The question is: are we willing to accept it?

Jesus invites not only first century Jews, but us today to follow Him:

Come to me, all you that are weary and are carrying heavy burdens, and I will give you rest. Take my yoke upon you, and learn from me; for I am gentle and humble in heart, and you will find rest for your souls. For my yoke is easy, and my burden is light.


In our own day, we have more luxuries than the world has ever known: a higher standard of living, from air conditioning to comfortable clothes and transportation. Technology, with all of the help it has given us, has also burdened us. Without a full essay on the trappings of that (technology), suffice it to say that, many of us (perhaps especially college students) must take care not to be burdened by it all: the anxieties stirred up by social media, the “responsibility” to use it to speak out, the normative behavior of constantly being imposed to “stay connected.” There is more information than we can taken in, and we find ourselves in “paralysis by analysis.”
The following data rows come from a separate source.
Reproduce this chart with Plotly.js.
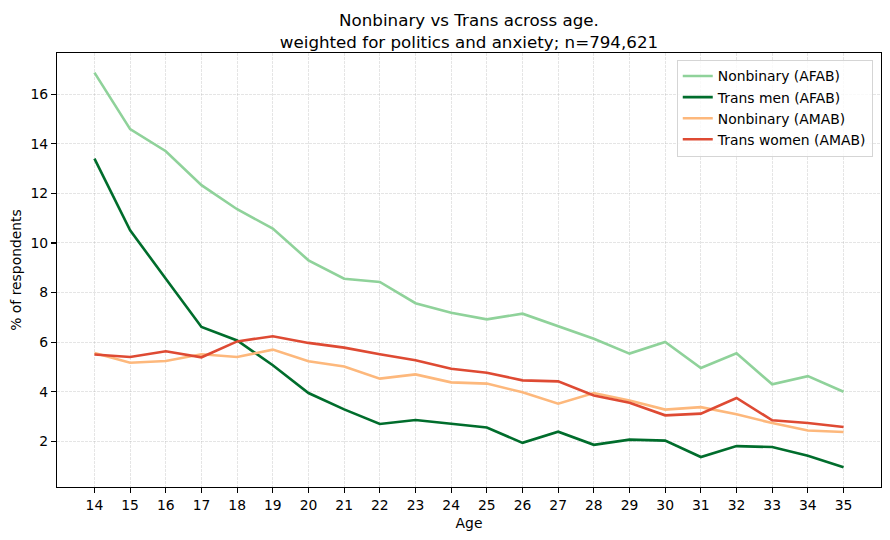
<!DOCTYPE html>
<html>
<head>
<meta charset="utf-8">
<script src="https://cdn.plot.ly/plotly-3.0.1.min.js"></script>
<style>html,body{margin:0;padding:0;background:#fff;}#chart{width:890px;height:540px;}</style>
</head>
<body>
<div id="chart"></div>
<script>
const ages = [14,15,16,17,18,19,20,21,22,23,24,25,26,27,28,29,30,31,32,33,34,35];
const nonbinaryAFAB = [16.87,14.59,13.70,12.33,11.36,10.58,9.30,8.56,8.43,7.57,7.19,6.92,7.15,6.64,6.14,5.54,6.01,4.96,5.55,4.30,4.63,4.00];
const transMenAFAB = [13.40,10.51,8.56,6.61,6.07,5.07,3.95,3.29,2.70,2.86,2.71,2.56,1.94,2.39,1.86,2.07,2.03,1.37,1.81,1.77,1.42,0.96];
const nonbinaryAMAB = [5.56,5.17,5.24,5.51,5.40,5.70,5.23,5.02,4.53,4.70,4.38,4.33,3.98,3.52,3.95,3.65,3.28,3.38,3.09,2.74,2.44,2.38];
const transWomenAMAB = [5.50,5.40,5.63,5.39,6.03,6.24,5.97,5.78,5.51,5.27,4.93,4.77,4.46,4.42,3.85,3.56,3.05,3.12,3.75,2.85,2.74,2.58];
const seriesNames = ['Nonbinary (AFAB)','Trans men (AFAB)','Nonbinary (AMAB)','Trans women (AMAB)'];
const yTicks = [2,4,6,8,10,12,14,16];

const colors = ['#8fd29a','#006d2c','#fdb87c','#de4a33'];
const allSeries = [nonbinaryAFAB, transMenAFAB, nonbinaryAMAB, transWomenAMAB];
const FONT = 'DejaVu Sans, sans-serif';

const traces = allSeries.map((s,i)=>({
  x: ages, y: s, type:'scatter', mode:'lines', name: seriesNames[i],
  line:{color:colors[i], width:2.6}
}));

const axisCommon = {
  showline:true, linecolor:'#000', linewidth:1.1, mirror:true,
  ticks:'outside', ticklen:5, tickwidth:1.1, tickcolor:'#000',
  showgrid:true, gridcolor:'rgba(176,176,176,0.55)', gridwidth:0.6, griddash:'2.5px,1.5px',
  zeroline:false, tickfont:{family:FONT, size:13.9, color:'#000'}
};

const layout = {
  width:890, height:540,
  margin:{l:57, r:9, t:53, b:53},
  paper_bgcolor:'#fff', plot_bgcolor:'#fff',
  font:{family:FONT, color:'#000'},
  title:{text:'Nonbinary vs Trans across age.<br>weighted for politics and anxiety; n=794,621',
    font:{family:FONT, size:16.7, color:'#000'},
    x:0.5, xref:'paper', xanchor:'center', y:0.952, yref:'container', yanchor:'top'},
  xaxis: Object.assign({}, axisCommon, {
    range:[12.95,36.05], tickmode:'array', tickvals:ages, ticktext:ages.map(String),
    title:{text:'Age', font:{family:FONT, size:13.9, color:'#000'}, standoff:6}
  }),
  yaxis: Object.assign({}, axisCommon, {
    range:[0.16,17.66], tickmode:'array', tickvals:yTicks, ticktext:yTicks.map(String),
    title:{text:'% of respondents', font:{family:FONT, size:13.9, color:'#000'}, standoff:5}
  }),
  legend:{x:0.99, xanchor:'right', y:0.985, yanchor:'top',
    bgcolor:'rgba(255,255,255,0.8)', bordercolor:'#d5d5d5', borderwidth:1,
    font:{family:FONT, size:13.9, color:'#000'}},
  showlegend:true
};

Plotly.newPlot('chart', traces, layout, {displayModeBar:false, staticPlot:true});
</script>
</body>
</html>
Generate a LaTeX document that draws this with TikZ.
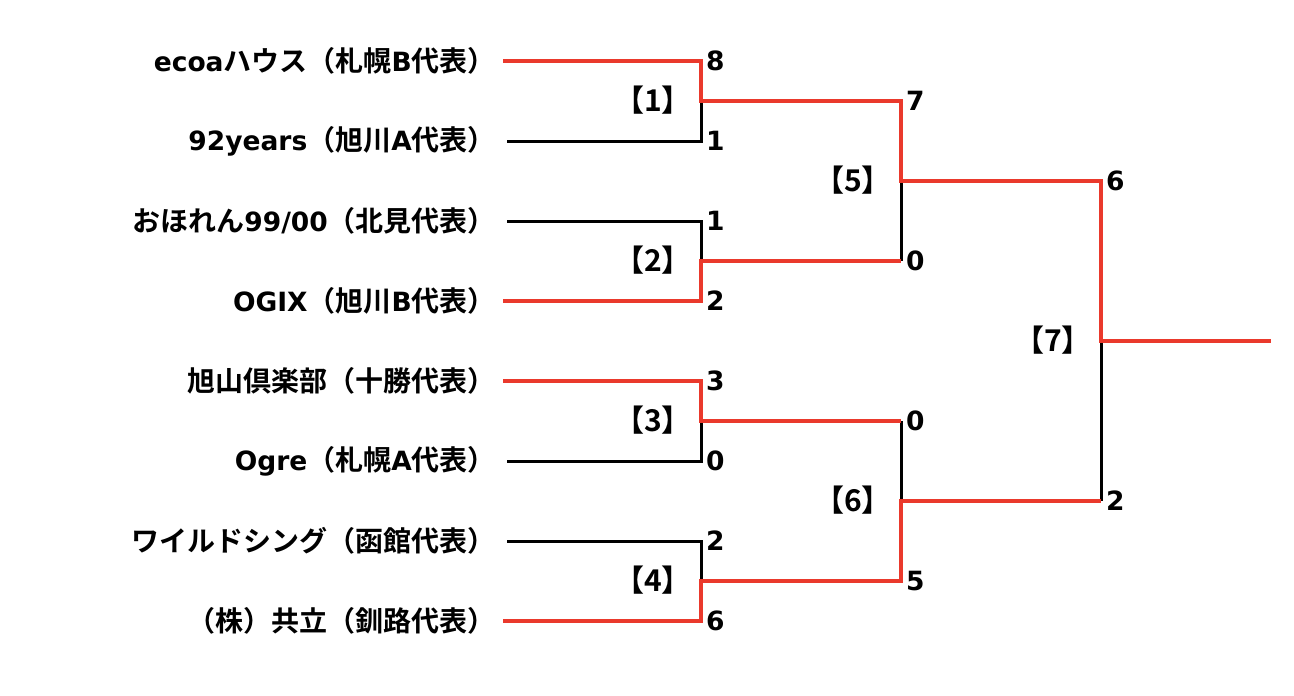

Maybe more technological progress and productivity is not what you need, actually. Maybe what you need is to make being “unplugged” as the standard and let “connection” (via internet, television, etc.) be more of an exception. What you need is not that kind of connection but rather, a real connection with your Creator: a connection that can only be facilitated by the Risen King, the Christ, Jesus our Lord. He has carried our cross, so that we may carry the cross of others. While the latter is true, today and always, with all of the needs of this world—you are still invited to recognize, consider, and accept the former: Jesus’ invitation to take upon yourself willing submission to His yoke and find rest for your soul.

Take a few moments right now in prayer and reflection. Consider what has been weighing you down and burdening your soul. Ask the Lord what your attitude should be toward it. Then, move forward in a posture of humble obedience to God, submitting yourself to His ways, including seeing yourself as a recipient of His love and mercy. Feel the light weight His gracious yoke upon you and your life, and in that, find rest for your soul.